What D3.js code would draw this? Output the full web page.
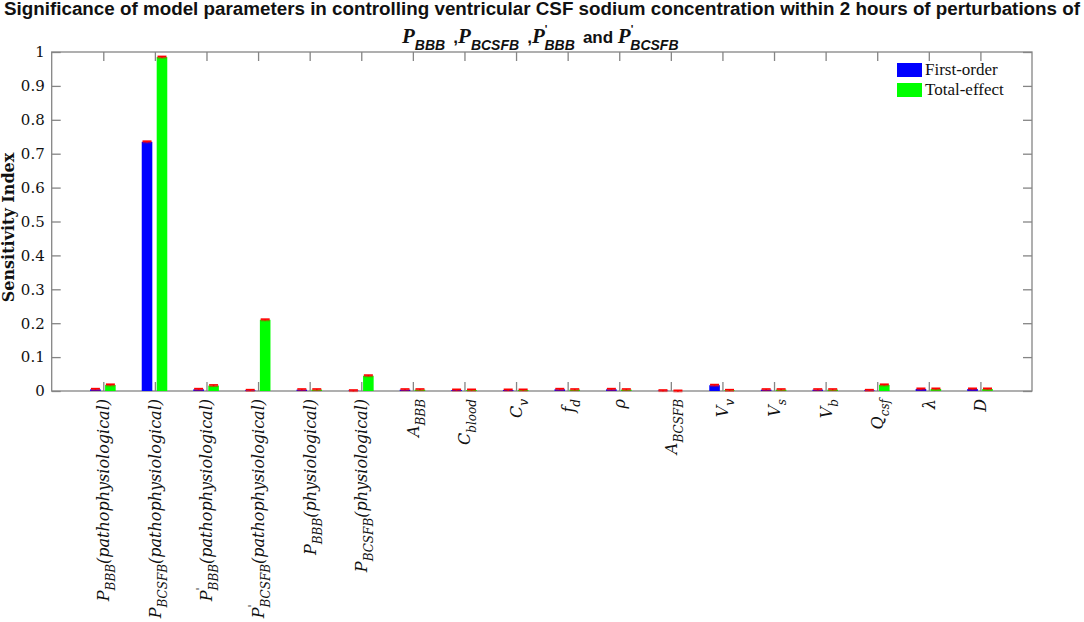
<!DOCTYPE html>
<html><head><meta charset="utf-8">
<script src="https://cdn.jsdelivr.net/npm/d3@7"></script>
<style>body{margin:0;background:#fff}svg{display:block}</style>
</head><body>
<script>
// ---- data ----
const catBase   = ["P","P","P","P","P","P","A","C","C","f","ρ","A","V","V","V","Q","λ","D"];
const catSub    = ["BBB","BCSFB","BBB","BCSFB","BBB","BCSFB","BBB","blood","v","d","","BCSFB","v","s","b","csf","",""];
const catPrime  = [false,false,true,true,false,false,false,false,false,false,false,false,false,false,false,false,false,false];
const catSuffix = ["(pathophysiological)","(pathophysiological)","(pathophysiological)","(pathophysiological)","(physiological)","(physiological)","","","","","","","","","","","",""];
const firstOrder  = [0.005,0.735,0.005,0.002,0.004,0.001,0.004,0.003,0.003,0.005,0.005,0.001,0.017,0.004,0.004,0.002,0.006,0.006];
const totalEffect = [0.018,0.985,0.016,0.210,0.004,0.045,0.004,0.003,0.003,0.004,0.004,0.000,0.002,0.004,0.004,0.018,0.006,0.006];
const firstErr    = [0.002,0.002,0.002,0.002,0.002,0.002,0.002,0.002,0.002,0.002,0.002,0.002,0.002,0.002,0.002,0.002,0.002,0.002];
const totalErr    = [0.002,0.002,0.002,0.002,0.002,0.002,0.002,0.002,0.002,0.002,0.002,0.002,0.002,0.002,0.002,0.002,0.002,0.002];
const yTicks = [0,0.1,0.2,0.3,0.4,0.5,0.6,0.7,0.8,0.9,1];
const seriesNames = ["First-order","Total-effect"];
const seriesColors = ["#0000ff","#00ff00"];

const W=1084,H=622;
const L=51.7,R=1032,T=52,B=391;
const svg=d3.select("body").append("svg").attr("width",W).attr("height",H);
const x=d3.scaleLinear().domain([0,catBase.length+1]).range([L,R]);
const y=d3.scaleLinear().domain([0,1]).range([B,T]);
const axisCol="#858585";
const serif="'DejaVu Serif', serif";
const serif2="'Liberation Serif', serif";

// title
const title=svg.append("g").attr("font-family","'Liberation Sans Narrow','Liberation Sans',sans-serif").attr("font-weight","bold").attr("fill","#111");
title.append("text").attr("x",W/2).attr("y",15).attr("text-anchor","middle").attr("font-size",18)
  .attr("textLength",1076).attr("lengthAdjust","spacingAndGlyphs")
  .text("Significance of model parameters in controlling ventricular CSF sodium concentration within 2 hours of perturbations of");
const t2=title.append("text").attr("x",W/2).attr("y",43).attr("text-anchor","middle").attr("font-size",17);
function titleP(sub,prime,lead){
  if(lead) t2.append("tspan").text(lead);
  t2.append("tspan").attr("font-style","italic").attr("font-size",21).attr("font-family",serif2).text("P");
  if(prime){ t2.append("tspan").attr("font-size",11).attr("dy",-10).text("'");
     t2.append("tspan").attr("font-size",14).attr("font-style","italic").attr("dx",-3).attr("dy",17).text(sub);
     t2.append("tspan").attr("dy",-7).text("\u2009");
  } else {
     t2.append("tspan").attr("font-size",14).attr("font-style","italic").attr("dy",7).text(sub);
     t2.append("tspan").attr("dy",-7).text("\u2009");
  }
}
titleP("BBB",false,"");
titleP("BCSFB",false," ,");
titleP("BBB",true," ,");
titleP("BCSFB",true," and ");

// y tick labels & axes
const g=svg.append("g");
g.append("rect").attr("x",L).attr("y",T).attr("width",R-L).attr("height",B-T).attr("fill","none").attr("stroke",axisCol).attr("stroke-width",1.3);
const yAx=d3.axisLeft(y).tickValues(yTicks).tickSize(-9).tickPadding(7).tickFormat(d=>String(+d.toFixed(1)));
const ya=g.append("g").attr("transform",`translate(${L},0)`).call(yAx);
ya.select(".domain").remove();
ya.selectAll("line").attr("stroke",axisCol).attr("stroke-width",1.3);
ya.selectAll("text").attr("font-family",serif).attr("font-size",15).attr("fill","#111");
const yR=g.append("g").attr("transform",`translate(${R},0)`).call(d3.axisRight(y).tickValues(yTicks).tickSize(-9).tickFormat(""));
yR.select(".domain").remove(); yR.selectAll("line").attr("stroke",axisCol).attr("stroke-width",1.3);
const cats=d3.range(1,catBase.length+1);
const xB=g.append("g").attr("transform",`translate(0,${B})`).call(d3.axisBottom(x).tickValues(cats).tickSize(-9).tickFormat(""));
xB.select(".domain").remove(); xB.selectAll("line").attr("stroke",axisCol).attr("stroke-width",1.3);
const xT=g.append("g").attr("transform",`translate(0,${T})`).call(d3.axisTop(x).tickValues(cats).tickSize(-9).tickFormat(""));
xT.select(".domain").remove(); xT.selectAll("line").attr("stroke",axisCol).attr("stroke-width",1.3);

// bars
const offs=[[-0.255,-0.05],[0.035,0.24]];
[firstOrder,totalEffect].forEach((vals,si)=>{
  const errs= si===0?firstErr:totalErr;
  const bg=svg.append("g");
  bg.selectAll("rect").data(vals).join("rect")
    .attr("x",(d,i)=>x(i+1+offs[si][0])).attr("width",(d,i)=>x(i+1+offs[si][1])-x(i+1+offs[si][0]))
    .attr("y",d=>y(d)).attr("height",d=>y(0)-y(d)).attr("fill",seriesColors[si]);
  const eg=svg.append("g").attr("stroke","#ff0000").attr("stroke-width",1.6);
  vals.forEach((d,i)=>{
    const cx=x(i+1+(offs[si][0]+offs[si][1])/2);
    eg.append("line").attr("x1",cx).attr("x2",cx).attr("y1",y(d-errs[i])).attr("y2",y(d+errs[i]));
    eg.append("line").attr("x1",cx-4.5).attr("x2",cx+4.5).attr("y1",y(d+errs[i])).attr("y2",y(d+errs[i]));
    eg.append("line").attr("x1",cx-4.5).attr("x2",cx+4.5).attr("y1",y(d-errs[i])).attr("y2",y(d-errs[i])).attr("stroke-opacity",0.5);
  });
});

// x labels
const xl=svg.append("g").attr("font-family",serif).attr("font-style","italic").attr("fill","#111");
catBase.forEach((b,i)=>{
  const cx=x(i+1);
  const t=xl.append("text").attr("transform",`translate(${cx+6},${B+8}) rotate(-90)`).attr("text-anchor","end").attr("font-size",16);
  t.append("tspan").text(b);
  if(catPrime[i]){
    t.append("tspan").attr("font-size",11).attr("dy",-8).text("'");
    t.append("tspan").attr("font-size",12).attr("dx",-3).attr("dy",14).text(catSub[i]);
    t.append("tspan").attr("dy",-6).text(catSuffix[i]);
  } else if(catSub[i]){
    t.append("tspan").attr("font-size",12).attr("dy",6).text(catSub[i]);
    t.append("tspan").attr("dy",-6).text(catSuffix[i]);
  }
});

// y label
svg.append("text").attr("transform",`translate(14,${(T+B)/2+6}) rotate(-90)`).attr("text-anchor","middle")
  .attr("font-family",serif).attr("font-size",16).attr("font-weight","bold").attr("fill","#111").text("Sensitivity Index");

// legend
const lg=svg.append("g").attr("transform","translate(897,63)");
seriesNames.forEach((n,i)=>{
  lg.append("rect").attr("x",0).attr("y",i*20).attr("width",25).attr("height",14).attr("fill",seriesColors[i]);
  lg.append("text").attr("x",28).attr("y",i*20+12).attr("font-family",serif2).attr("font-size",17).attr("fill","#111").text(n);
});
</script>
</body></html>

- **WHAT NEEDS TO BE DONE**: Transcribe all the lines above exactly, apart from the pictures.

- **THE REPLY**:
What D3.js code would draw this? Output the full web page.
<!DOCTYPE html>
<html><head><meta charset="utf-8">
<script src="https://cdn.jsdelivr.net/npm/d3@7"></script>
<style>body{margin:0;background:#fff}svg{display:block}</style>
</head><body>
<script>
// ---- data ----
const catBase   = ["P","P","P","P","P","P","A","C","C","f","ρ","A","V","V","V","Q","λ","D"];
const catSub    = ["BBB","BCSFB","BBB","BCSFB","BBB","BCSFB","BBB","blood","v","d","","BCSFB","v","s","b","csf","",""];
const catPrime  = [false,false,true,true,false,false,false,false,false,false,false,false,false,false,false,false,false,false];
const catSuffix = ["(pathophysiological)","(pathophysiological)","(pathophysiological)","(pathophysiological)","(physiological)","(physiological)","","","","","","","","","","","",""];
const firstOrder  = [0.005,0.735,0.005,0.002,0.004,0.001,0.004,0.003,0.003,0.005,0.005,0.001,0.017,0.004,0.004,0.002,0.006,0.006];
const totalEffect = [0.018,0.985,0.016,0.210,0.004,0.045,0.004,0.003,0.003,0.004,0.004,0.000,0.002,0.004,0.004,0.018,0.006,0.006];
const firstErr    = [0.002,0.002,0.002,0.002,0.002,0.002,0.002,0.002,0.002,0.002,0.002,0.002,0.002,0.002,0.002,0.002,0.002,0.002];
const totalErr    = [0.002,0.002,0.002,0.002,0.002,0.002,0.002,0.002,0.002,0.002,0.002,0.002,0.002,0.002,0.002,0.002,0.002,0.002];
const yTicks = [0,0.1,0.2,0.3,0.4,0.5,0.6,0.7,0.8,0.9,1];
const seriesNames = ["First-order","Total-effect"];
const seriesColors = ["#0000ff","#00ff00"];

const W=1084,H=622;
const L=51.7,R=1032,T=52,B=391;
const svg=d3.select("body").append("svg").attr("width",W).attr("height",H);
const x=d3.scaleLinear().domain([0,catBase.length+1]).range([L,R]);
const y=d3.scaleLinear().domain([0,1]).range([B,T]);
const axisCol="#858585";
const serif="'DejaVu Serif', serif";
const serif2="'Liberation Serif', serif";

// title
const title=svg.append("g").attr("font-family","'Liberation Sans Narrow','Liberation Sans',sans-serif").attr("font-weight","bold").attr("fill","#111");
title.append("text").attr("x",W/2).attr("y",15).attr("text-anchor","middle").attr("font-size",18)
  .attr("textLength",1076).attr("lengthAdjust","spacingAndGlyphs")
  .text("Significance of model parameters in controlling ventricular CSF sodium concentration within 2 hours of perturbations of");
const t2=title.append("text").attr("x",W/2).attr("y",43).attr("text-anchor","middle").attr("font-size",17);
function titleP(sub,prime,lead){
  if(lead) t2.append("tspan").text(lead);
  t2.append("tspan").attr("font-style","italic").attr("font-size",21).attr("font-family",serif2).text("P");
  if(prime){ t2.append("tspan").attr("font-size",11).attr("dy",-10).text("'");
     t2.append("tspan").attr("font-size",14).attr("font-style","italic").attr("dx",-3).attr("dy",17).text(sub);
     t2.append("tspan").attr("dy",-7).text("\u2009");
  } else {
     t2.append("tspan").attr("font-size",14).attr("font-style","italic").attr("dy",7).text(sub);
     t2.append("tspan").attr("dy",-7).text("\u2009");
  }
}
titleP("BBB",false,"");
titleP("BCSFB",false," ,");
titleP("BBB",true," ,");
titleP("BCSFB",true," and ");

// y tick labels & axes
const g=svg.append("g");
g.append("rect").attr("x",L).attr("y",T).attr("width",R-L).attr("height",B-T).attr("fill","none").attr("stroke",axisCol).attr("stroke-width",1.3);
const yAx=d3.axisLeft(y).tickValues(yTicks).tickSize(-9).tickPadding(7).tickFormat(d=>String(+d.toFixed(1)));
const ya=g.append("g").attr("transform",`translate(${L},0)`).call(yAx);
ya.select(".domain").remove();
ya.selectAll("line").attr("stroke",axisCol).attr("stroke-width",1.3);
ya.selectAll("text").attr("font-family",serif).attr("font-size",15).attr("fill","#111");
const yR=g.append("g").attr("transform",`translate(${R},0)`).call(d3.axisRight(y).tickValues(yTicks).tickSize(-9).tickFormat(""));
yR.select(".domain").remove(); yR.selectAll("line").attr("stroke",axisCol).attr("stroke-width",1.3);
const cats=d3.range(1,catBase.length+1);
const xB=g.append("g").attr("transform",`translate(0,${B})`).call(d3.axisBottom(x).tickValues(cats).tickSize(-9).tickFormat(""));
xB.select(".domain").remove(); xB.selectAll("line").attr("stroke",axisCol).attr("stroke-width",1.3);
const xT=g.append("g").attr("transform",`translate(0,${T})`).call(d3.axisTop(x).tickValues(cats).tickSize(-9).tickFormat(""));
xT.select(".domain").remove(); xT.selectAll("line").attr("stroke",axisCol).attr("stroke-width",1.3);

// bars
const offs=[[-0.255,-0.05],[0.035,0.24]];
[firstOrder,totalEffect].forEach((vals,si)=>{
  const errs= si===0?firstErr:totalErr;
  const bg=svg.append("g");
  bg.selectAll("rect").data(vals).join("rect")
    .attr("x",(d,i)=>x(i+1+offs[si][0])).attr("width",(d,i)=>x(i+1+offs[si][1])-x(i+1+offs[si][0]))
    .attr("y",d=>y(d)).attr("height",d=>y(0)-y(d)).attr("fill",seriesColors[si]);
  const eg=svg.append("g").attr("stroke","#ff0000").attr("stroke-width",1.6);
  vals.forEach((d,i)=>{
    const cx=x(i+1+(offs[si][0]+offs[si][1])/2);
    eg.append("line").attr("x1",cx).attr("x2",cx).attr("y1",y(d-errs[i])).attr("y2",y(d+errs[i]));
    eg.append("line").attr("x1",cx-4.5).attr("x2",cx+4.5).attr("y1",y(d+errs[i])).attr("y2",y(d+errs[i]));
    eg.append("line").attr("x1",cx-4.5).attr("x2",cx+4.5).attr("y1",y(d-errs[i])).attr("y2",y(d-errs[i])).attr("stroke-opacity",0.5);
  });
});

// x labels
const xl=svg.append("g").attr("font-family",serif).attr("font-style","italic").attr("fill","#111");
catBase.forEach((b,i)=>{
  const cx=x(i+1);
  const t=xl.append("text").attr("transform",`translate(${cx+6},${B+8}) rotate(-90)`).attr("text-anchor","end").attr("font-size",16);
  t.append("tspan").text(b);
  if(catPrime[i]){
    t.append("tspan").attr("font-size",11).attr("dy",-8).text("'");
    t.append("tspan").attr("font-size",12).attr("dx",-3).attr("dy",14).text(catSub[i]);
    t.append("tspan").attr("dy",-6).text(catSuffix[i]);
  } else if(catSub[i]){
    t.append("tspan").attr("font-size",12).attr("dy",6).text(catSub[i]);
    t.append("tspan").attr("dy",-6).text(catSuffix[i]);
  }
});

// y label
svg.append("text").attr("transform",`translate(14,${(T+B)/2+6}) rotate(-90)`).attr("text-anchor","middle")
  .attr("font-family",serif).attr("font-size",16).attr("font-weight","bold").attr("fill","#111").text("Sensitivity Index");

// legend
const lg=svg.append("g").attr("transform","translate(897,63)");
seriesNames.forEach((n,i)=>{
  lg.append("rect").attr("x",0).attr("y",i*20).attr("width",25).attr("height",14).attr("fill",seriesColors[i]);
  lg.append("text").attr("x",28).attr("y",i*20+12).attr("font-family",serif2).attr("font-size",17).attr("fill","#111").text(n);
});
</script>
</body></html>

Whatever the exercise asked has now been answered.